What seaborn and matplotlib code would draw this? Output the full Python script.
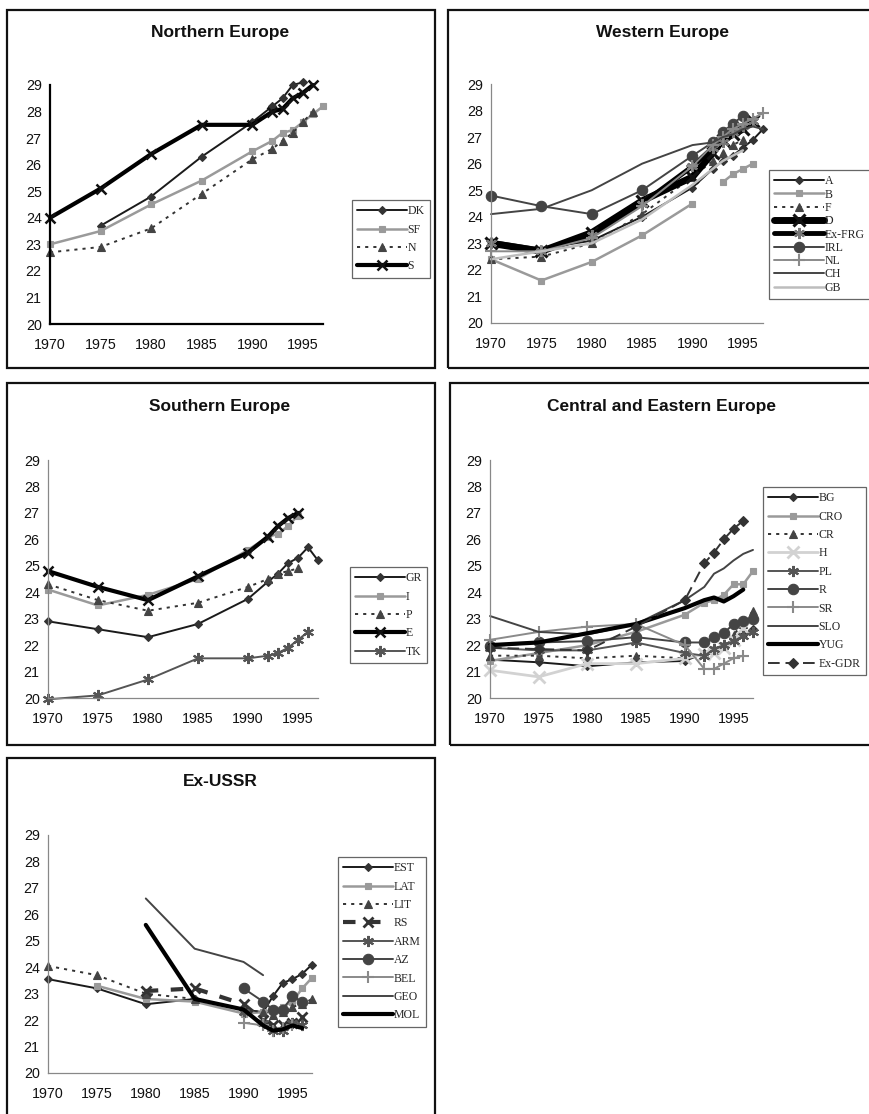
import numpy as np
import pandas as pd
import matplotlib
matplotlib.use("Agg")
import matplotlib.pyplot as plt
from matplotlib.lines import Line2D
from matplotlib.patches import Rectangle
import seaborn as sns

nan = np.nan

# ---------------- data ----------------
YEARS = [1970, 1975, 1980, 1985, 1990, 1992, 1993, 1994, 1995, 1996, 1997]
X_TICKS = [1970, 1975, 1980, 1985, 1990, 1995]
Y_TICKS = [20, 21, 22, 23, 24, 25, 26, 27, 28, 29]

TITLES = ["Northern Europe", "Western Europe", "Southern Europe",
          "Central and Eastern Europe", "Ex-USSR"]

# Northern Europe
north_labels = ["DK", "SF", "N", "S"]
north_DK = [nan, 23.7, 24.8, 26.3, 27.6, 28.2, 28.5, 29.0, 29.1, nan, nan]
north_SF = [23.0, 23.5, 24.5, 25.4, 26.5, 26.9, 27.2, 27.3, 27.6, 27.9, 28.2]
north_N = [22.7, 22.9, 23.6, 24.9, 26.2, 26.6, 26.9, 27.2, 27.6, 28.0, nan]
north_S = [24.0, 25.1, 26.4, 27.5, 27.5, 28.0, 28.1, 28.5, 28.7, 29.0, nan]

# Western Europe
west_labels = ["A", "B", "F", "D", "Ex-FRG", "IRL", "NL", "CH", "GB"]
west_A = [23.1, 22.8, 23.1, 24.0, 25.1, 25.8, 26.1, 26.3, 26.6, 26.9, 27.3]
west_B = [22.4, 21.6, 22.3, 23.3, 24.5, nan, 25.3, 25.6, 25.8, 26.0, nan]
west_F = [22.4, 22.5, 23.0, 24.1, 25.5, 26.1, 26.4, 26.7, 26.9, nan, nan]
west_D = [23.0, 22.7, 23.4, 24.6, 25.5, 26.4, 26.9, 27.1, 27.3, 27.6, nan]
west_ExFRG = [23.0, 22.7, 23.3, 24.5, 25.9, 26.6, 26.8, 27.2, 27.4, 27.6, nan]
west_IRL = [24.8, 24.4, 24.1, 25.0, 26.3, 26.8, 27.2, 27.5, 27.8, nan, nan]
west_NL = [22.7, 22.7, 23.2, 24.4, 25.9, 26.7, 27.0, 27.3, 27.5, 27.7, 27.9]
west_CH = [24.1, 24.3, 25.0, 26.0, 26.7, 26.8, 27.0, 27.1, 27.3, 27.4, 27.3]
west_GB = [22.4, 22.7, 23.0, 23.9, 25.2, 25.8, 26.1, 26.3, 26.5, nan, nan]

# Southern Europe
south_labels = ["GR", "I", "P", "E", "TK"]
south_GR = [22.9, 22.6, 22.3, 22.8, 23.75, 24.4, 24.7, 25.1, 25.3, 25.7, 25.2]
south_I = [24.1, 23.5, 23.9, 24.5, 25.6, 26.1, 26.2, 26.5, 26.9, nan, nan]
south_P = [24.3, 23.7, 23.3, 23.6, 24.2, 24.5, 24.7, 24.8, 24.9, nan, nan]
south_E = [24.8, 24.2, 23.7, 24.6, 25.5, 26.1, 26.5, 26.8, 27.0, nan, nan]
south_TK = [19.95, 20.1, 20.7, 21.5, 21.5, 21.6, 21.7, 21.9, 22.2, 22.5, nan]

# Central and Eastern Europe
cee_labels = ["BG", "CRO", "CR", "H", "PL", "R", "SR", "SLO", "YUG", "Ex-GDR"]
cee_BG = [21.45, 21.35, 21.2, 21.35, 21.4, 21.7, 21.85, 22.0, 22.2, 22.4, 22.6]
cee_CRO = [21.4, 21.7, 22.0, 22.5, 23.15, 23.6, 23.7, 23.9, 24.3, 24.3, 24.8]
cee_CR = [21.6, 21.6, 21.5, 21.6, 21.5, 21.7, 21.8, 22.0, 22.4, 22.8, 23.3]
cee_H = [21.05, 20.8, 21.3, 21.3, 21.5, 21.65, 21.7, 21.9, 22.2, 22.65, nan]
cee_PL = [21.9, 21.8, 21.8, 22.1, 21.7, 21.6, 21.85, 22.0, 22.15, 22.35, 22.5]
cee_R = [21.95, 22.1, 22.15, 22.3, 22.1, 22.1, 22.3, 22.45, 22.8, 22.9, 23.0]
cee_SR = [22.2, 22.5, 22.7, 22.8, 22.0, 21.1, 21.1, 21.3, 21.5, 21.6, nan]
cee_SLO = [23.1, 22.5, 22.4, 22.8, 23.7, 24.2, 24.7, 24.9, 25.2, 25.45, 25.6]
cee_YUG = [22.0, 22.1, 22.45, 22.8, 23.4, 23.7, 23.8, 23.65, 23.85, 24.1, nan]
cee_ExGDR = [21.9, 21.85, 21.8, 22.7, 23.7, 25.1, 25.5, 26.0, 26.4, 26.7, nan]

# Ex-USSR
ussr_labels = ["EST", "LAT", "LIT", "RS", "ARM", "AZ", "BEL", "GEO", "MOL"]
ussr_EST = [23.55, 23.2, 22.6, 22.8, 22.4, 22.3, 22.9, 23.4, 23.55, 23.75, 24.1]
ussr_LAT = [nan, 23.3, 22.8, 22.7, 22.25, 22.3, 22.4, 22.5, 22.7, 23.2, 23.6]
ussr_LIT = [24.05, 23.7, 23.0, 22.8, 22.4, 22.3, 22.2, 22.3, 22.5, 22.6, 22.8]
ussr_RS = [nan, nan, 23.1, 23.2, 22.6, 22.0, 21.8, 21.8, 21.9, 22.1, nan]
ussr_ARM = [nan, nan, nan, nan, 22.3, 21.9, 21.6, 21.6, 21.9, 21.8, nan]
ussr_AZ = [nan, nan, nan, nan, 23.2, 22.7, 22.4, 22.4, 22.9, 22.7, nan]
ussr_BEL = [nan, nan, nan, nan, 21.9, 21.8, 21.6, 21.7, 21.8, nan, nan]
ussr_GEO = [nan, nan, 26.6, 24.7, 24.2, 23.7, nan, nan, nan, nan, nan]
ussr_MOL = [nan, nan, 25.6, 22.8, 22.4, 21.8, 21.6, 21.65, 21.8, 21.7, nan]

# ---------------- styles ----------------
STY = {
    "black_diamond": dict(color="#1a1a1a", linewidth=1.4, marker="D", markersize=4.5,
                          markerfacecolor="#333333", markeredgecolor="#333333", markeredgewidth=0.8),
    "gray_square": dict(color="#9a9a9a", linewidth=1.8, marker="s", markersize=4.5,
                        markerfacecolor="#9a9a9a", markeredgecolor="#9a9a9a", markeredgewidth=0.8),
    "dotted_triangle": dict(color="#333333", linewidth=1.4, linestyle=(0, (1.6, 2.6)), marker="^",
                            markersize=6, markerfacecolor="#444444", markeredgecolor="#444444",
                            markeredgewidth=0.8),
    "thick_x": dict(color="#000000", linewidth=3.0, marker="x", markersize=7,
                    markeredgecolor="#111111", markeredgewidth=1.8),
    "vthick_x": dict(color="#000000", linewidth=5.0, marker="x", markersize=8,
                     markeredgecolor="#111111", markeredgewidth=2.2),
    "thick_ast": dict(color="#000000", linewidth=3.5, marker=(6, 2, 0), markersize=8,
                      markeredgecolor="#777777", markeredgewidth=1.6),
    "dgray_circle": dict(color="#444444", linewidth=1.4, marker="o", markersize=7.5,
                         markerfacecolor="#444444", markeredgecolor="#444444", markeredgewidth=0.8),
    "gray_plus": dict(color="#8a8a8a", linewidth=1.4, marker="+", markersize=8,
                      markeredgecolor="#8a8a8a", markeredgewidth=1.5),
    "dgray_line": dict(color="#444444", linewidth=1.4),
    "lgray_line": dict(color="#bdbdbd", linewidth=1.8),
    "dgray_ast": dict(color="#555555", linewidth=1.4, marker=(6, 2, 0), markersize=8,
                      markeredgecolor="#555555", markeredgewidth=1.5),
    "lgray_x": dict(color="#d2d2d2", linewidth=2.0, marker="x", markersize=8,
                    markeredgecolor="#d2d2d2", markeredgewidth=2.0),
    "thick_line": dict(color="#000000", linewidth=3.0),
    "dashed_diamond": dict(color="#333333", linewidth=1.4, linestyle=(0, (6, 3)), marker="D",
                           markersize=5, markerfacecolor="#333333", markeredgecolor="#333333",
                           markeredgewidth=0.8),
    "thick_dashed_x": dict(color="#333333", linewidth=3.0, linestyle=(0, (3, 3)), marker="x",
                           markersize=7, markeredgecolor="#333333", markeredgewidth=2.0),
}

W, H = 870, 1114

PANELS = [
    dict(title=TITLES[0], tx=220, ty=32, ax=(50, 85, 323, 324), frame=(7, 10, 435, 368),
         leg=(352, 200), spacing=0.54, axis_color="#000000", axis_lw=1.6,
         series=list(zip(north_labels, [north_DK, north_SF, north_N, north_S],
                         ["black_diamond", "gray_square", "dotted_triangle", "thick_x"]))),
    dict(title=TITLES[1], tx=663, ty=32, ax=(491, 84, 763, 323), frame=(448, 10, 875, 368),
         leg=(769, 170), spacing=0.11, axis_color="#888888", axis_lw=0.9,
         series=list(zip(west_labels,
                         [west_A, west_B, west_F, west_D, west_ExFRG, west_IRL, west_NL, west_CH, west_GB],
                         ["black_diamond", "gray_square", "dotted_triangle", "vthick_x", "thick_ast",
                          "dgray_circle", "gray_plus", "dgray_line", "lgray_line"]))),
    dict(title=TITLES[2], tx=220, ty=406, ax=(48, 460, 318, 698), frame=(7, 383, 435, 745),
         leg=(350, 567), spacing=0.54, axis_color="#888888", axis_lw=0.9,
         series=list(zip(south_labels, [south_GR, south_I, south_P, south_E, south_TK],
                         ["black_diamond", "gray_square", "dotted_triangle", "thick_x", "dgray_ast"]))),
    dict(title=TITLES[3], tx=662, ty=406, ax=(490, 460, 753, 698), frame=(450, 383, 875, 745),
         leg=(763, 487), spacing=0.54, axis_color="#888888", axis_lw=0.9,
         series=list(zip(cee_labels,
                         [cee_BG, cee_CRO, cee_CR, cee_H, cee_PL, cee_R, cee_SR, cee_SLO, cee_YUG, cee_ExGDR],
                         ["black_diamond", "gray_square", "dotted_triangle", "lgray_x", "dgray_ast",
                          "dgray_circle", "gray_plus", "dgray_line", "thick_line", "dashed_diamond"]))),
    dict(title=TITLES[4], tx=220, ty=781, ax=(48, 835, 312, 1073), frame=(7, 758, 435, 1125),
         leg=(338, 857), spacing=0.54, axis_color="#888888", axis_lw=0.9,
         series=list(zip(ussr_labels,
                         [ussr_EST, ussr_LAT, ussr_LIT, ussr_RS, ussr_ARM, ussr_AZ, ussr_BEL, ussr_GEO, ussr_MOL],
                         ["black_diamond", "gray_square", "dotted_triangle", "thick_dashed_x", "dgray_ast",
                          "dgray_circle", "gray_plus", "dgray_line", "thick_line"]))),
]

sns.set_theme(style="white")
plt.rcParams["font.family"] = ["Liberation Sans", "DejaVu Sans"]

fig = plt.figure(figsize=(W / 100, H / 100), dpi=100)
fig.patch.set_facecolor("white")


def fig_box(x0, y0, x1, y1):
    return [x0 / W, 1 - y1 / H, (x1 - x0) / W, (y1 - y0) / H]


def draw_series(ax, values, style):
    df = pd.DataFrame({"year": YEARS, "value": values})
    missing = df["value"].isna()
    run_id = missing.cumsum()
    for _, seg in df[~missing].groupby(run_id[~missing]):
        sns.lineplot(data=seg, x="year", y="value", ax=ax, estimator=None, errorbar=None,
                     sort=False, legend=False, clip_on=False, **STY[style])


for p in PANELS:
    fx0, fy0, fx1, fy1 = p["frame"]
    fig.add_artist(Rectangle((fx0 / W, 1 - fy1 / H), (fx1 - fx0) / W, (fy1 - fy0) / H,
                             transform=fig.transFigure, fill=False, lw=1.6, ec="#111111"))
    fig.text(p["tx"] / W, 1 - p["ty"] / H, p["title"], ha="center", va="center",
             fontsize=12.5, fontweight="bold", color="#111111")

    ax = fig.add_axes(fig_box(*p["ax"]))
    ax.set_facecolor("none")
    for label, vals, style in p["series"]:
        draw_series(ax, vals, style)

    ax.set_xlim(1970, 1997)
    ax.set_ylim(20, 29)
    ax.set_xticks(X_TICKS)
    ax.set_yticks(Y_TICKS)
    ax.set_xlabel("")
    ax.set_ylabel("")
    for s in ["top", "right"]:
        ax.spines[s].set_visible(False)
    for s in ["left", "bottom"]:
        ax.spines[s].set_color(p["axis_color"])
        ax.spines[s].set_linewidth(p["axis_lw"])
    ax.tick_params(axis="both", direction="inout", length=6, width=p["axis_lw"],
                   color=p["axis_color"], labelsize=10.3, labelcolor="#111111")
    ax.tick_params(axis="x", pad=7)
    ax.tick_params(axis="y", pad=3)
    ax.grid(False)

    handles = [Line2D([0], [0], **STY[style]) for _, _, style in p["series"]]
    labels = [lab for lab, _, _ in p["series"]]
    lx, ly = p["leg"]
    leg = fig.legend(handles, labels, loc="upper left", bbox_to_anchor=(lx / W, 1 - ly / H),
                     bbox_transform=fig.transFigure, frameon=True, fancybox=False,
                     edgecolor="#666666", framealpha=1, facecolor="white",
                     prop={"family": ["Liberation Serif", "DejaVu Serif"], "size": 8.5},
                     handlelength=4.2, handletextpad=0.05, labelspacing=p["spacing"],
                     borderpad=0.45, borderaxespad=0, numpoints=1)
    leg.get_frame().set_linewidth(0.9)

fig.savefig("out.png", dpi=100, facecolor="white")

■ ■ ■ ■ ■

Output exactly the span of lines from the top of the listing through the line holding "27, 28, 29]", and leave every picture out.

What seaborn and matplotlib code would draw this? Output the full Python script.
import numpy as np
import pandas as pd
import matplotlib
matplotlib.use("Agg")
import matplotlib.pyplot as plt
from matplotlib.lines import Line2D
from matplotlib.patches import Rectangle
import seaborn as sns

nan = np.nan

# ---------------- data ----------------
YEARS = [1970, 1975, 1980, 1985, 1990, 1992, 1993, 1994, 1995, 1996, 1997]
X_TICKS = [1970, 1975, 1980, 1985, 1990, 1995]
Y_TICKS = [20, 21, 22, 23, 24, 25, 26, 27, 28, 29]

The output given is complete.